Throughout the academic year, these same students have been making connections on the court as well, as members of the Springfield High School Unified Bocce Team. The team is built of individuals with and without intellectual disabilities; student-athletes are from the SAILL apartment, the Life Skills classroom, and the Springfield Buddies Club participate on the team. "It is much more than just athletes and buddies coming together to toss a ball," explains Ms. Seifried. "One significant goal of the SAILL program is to make connections with our Springfield community whenever it is feasible. Meeting players and athletes from other schools helped out student to interact with several new acquaintances. Our teammates might even find themselves working in a place of employment, side-by-side with some of these individuals!"

WHY DO YOU LOVE BOCCE?
Marco, grade 10 "Rolling the balls."
Bobby, grade 9 "Trying to hit the yellow ball."
Faith, grade 9 "Hanging with my friends."
Patrick, grade 9 "Being interviewed with Mr. Baker."
WHAT IS YOUR FAVORITE MEMORY SO FAR?
Patrick, grade 9 "Seeing myself on TV at the board meeting."
Faith, grade 9 "Traveling on the bus to away games."
Bobby, grade 9 "When my basketball team came to see me play."
Marco, grade 10 "I loved when all the kids cheered for me at the pep rally."
Jack, grade 12+ "The excitement of walking out on the court for the first time and everyone cheering for me."
Nick, grade 12+ "Getting cheered on by my teammates and family."

SHS's Unified Bocce Team recently competed in their first complete season, ending with an impressive record of four wins and four losses. The team earned a bronze medal at district playoffs, where 15 different teams from Delaware County gathered to compete at Marple Newtown High School. They capped off their impressive performance with a friendly competition against the Board of School Directors and high school administrators; the Unified Bocce Team won 11-2, and were recognized for their efforts at a School Board meeting.

"The Bocce team has helped our students to get more involved with others in the school community and has helped them all to build an everlasting friendship," shares Ari Bleicher-Nugent, who leads the SAILL program. "It was awesome getting to see everyone take part in the pep rally. It truly was the highlight of the year for many of our athletes.
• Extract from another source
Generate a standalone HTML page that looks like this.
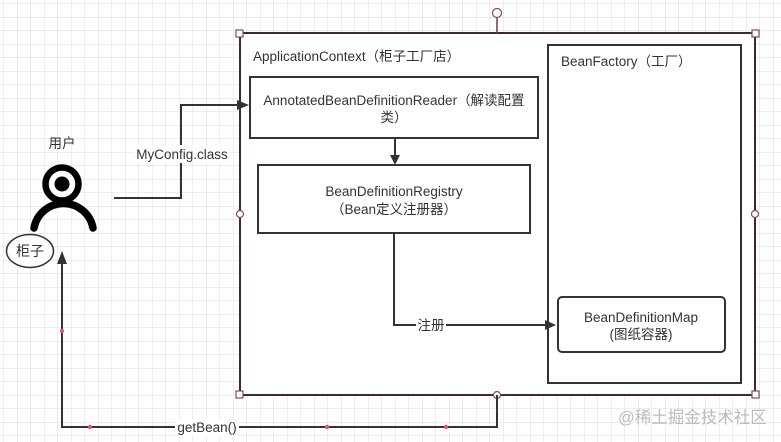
<!DOCTYPE html>
<html><head><meta charset="utf-8"><style>
html,body{margin:0;padding:0;background:#fff;}
svg{display:block;font-family:"Liberation Sans","Noto Sans CJK SC",sans-serif;}
</style></head><body>
<svg width="781" height="442" viewBox="0 0 781 442" xmlns="http://www.w3.org/2000/svg">
<defs>
<pattern id="g" width="13.5" height="13.5" patternUnits="userSpaceOnUse" x="4" y="4">
<path d="M13.5 0V13.5H0" fill="none" stroke="#dcdcdc" stroke-width="1"/>
</pattern>
</defs>
<rect width="781" height="442" fill="#fff"/>
<rect width="781" height="442" fill="url(#g)"/>
<rect x="240" y="33" width="515" height="362" fill="#fff" stroke="#3e2a2c" stroke-width="2"/>
<line x1="497" y1="13" x2="497" y2="33" stroke="#6b3a40" stroke-width="1.5"/>
<circle cx="497" cy="13" r="4.5" fill="#fff" stroke="#8a4a52" stroke-width="1.2"/>
<g fill="#fff" stroke="#8a4a52" stroke-width="1.2">
<rect x="236" y="30" width="7" height="7"/><rect x="752" y="30" width="7" height="7"/>
<rect x="236" y="391" width="7" height="7"/><rect x="752" y="391" width="7" height="7"/>
</g>
<text x="253" y="61" font-size="13.5" fill="#333">ApplicationContext（柜子工厂店）</text>
<rect x="548" y="45" width="193" height="338" fill="#fff" stroke="#333" stroke-width="2"/>
<text x="561" y="66" font-size="13.5" fill="#333">BeanFactory（工厂）</text>
<rect x="250" y="77" width="288" height="61" fill="#fff" stroke="#333" stroke-width="2"/>
<text x="394" y="105" font-size="13.5" fill="#333" text-anchor="middle">AnnotatedBeanDefinitionReader（解读配置</text>
<text x="394" y="122" font-size="13.5" fill="#333" text-anchor="middle">类）</text>
<line x1="395" y1="138" x2="395" y2="156" stroke="#333" stroke-width="2"/>
<path d="M390 155 L395 165 L400 155 Z" fill="#333"/>
<rect x="258" y="165" width="272" height="68" fill="#fff" stroke="#333" stroke-width="2"/>
<text x="394" y="196" font-size="13.5" fill="#333" text-anchor="middle">BeanDefinitionRegistry</text>
<text x="394" y="214" font-size="13.5" fill="#333" text-anchor="middle">（Bean定义注册器）</text>
<path d="M394 233 V325 H547" fill="none" stroke="#333" stroke-width="2"/>
<path d="M545 320 L556 325 L545 330 Z" fill="#333"/>
<rect x="416" y="317" width="30" height="16" fill="#fff"/>
<text x="431" y="330" font-size="13.5" fill="#333" text-anchor="middle">注册</text>
<rect x="558" y="297" width="167" height="55" rx="4" fill="#fff" stroke="#333" stroke-width="2"/>
<text x="641" y="322" font-size="13.5" fill="#333" text-anchor="middle">BeanDefinitionMap</text>
<text x="641" y="339" font-size="13.5" fill="#333" text-anchor="middle">(图纸容器)</text>
<g fill="#fff" stroke="#8a4a52" stroke-width="1.2">
<circle cx="240" cy="214" r="3.5"/><circle cx="755" cy="214" r="3.5"/><circle cx="497" cy="395" r="3.5"/>
</g>
<path d="M114 198 H181 V105 H240" fill="none" stroke="#333" stroke-width="2"/>
<path d="M237 100 L249 105 L237 110 Z" fill="#333"/>
<rect x="134" y="145" width="96" height="18" fill="#fff"/>
<text x="182" y="159" font-size="13.5" fill="#333" text-anchor="middle">MyConfig.class</text>
<text x="62" y="148" font-size="13.5" fill="#333" text-anchor="middle">用户</text>
<circle cx="62" cy="184" r="16.5" fill="#fff" stroke="#000" stroke-width="6.5"/>
<circle cx="62" cy="184" r="7.5" fill="#000"/>
<path d="M34 228 A30 30 0 0 1 93 228" fill="none" stroke="#000" stroke-width="7.5" stroke-linecap="round"/>
<ellipse cx="30" cy="251" rx="23.5" ry="16.5" fill="#fff" stroke="#333" stroke-width="1.5"/>
<text x="30" y="256" font-size="14" fill="#333" text-anchor="middle">柜子</text>
<path d="M497 395 V427 H62 V262" fill="none" stroke="#333" stroke-width="2"/>
<path d="M57 264 L62 251 L67 264 Z" fill="#333"/>
<rect x="175" y="420" width="64" height="16" fill="#fff"/>
<text x="207" y="432" font-size="13.5" fill="#333" text-anchor="middle">getBean()</text>
<g fill="#e05a66"><circle cx="62" cy="331" r="2.2"/><circle cx="90" cy="427" r="2.2"/><circle cx="327" cy="427" r="2.2"/><circle cx="446" cy="427" r="2.2"/></g>
<text x="618" y="423" font-size="16.5" fill="#bbb">@稀土掘金技术社区</text>
</svg>
</body></html>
Having the support of students, staff and administration has been amazing. Bocce is continuing to grow and we hope to have it recognized as a school sport. A special thanks to all athletes, buddies and the coaches involved as this season wouldn't have been possible without all of them."

"The Bocce team has helped out students to realize that they can do anything that they put their minds to," shares Megan Charitonchick, special education teacher. "They are able to get out of their comfort zones and try something new with other roommates and buddies."

"The sport of Bocce is continuing to grow; students and teachers stop us in the hallways and ask how they too can get involved," adds Ms. Seifried. "They truly want to become a part of this growing sport, and participate in the competitive matches as well. We are already planning for next season and seeking out ways to make this a more school-wide movement, with increased involvement and school-wide participation."

Now that would be a community connection.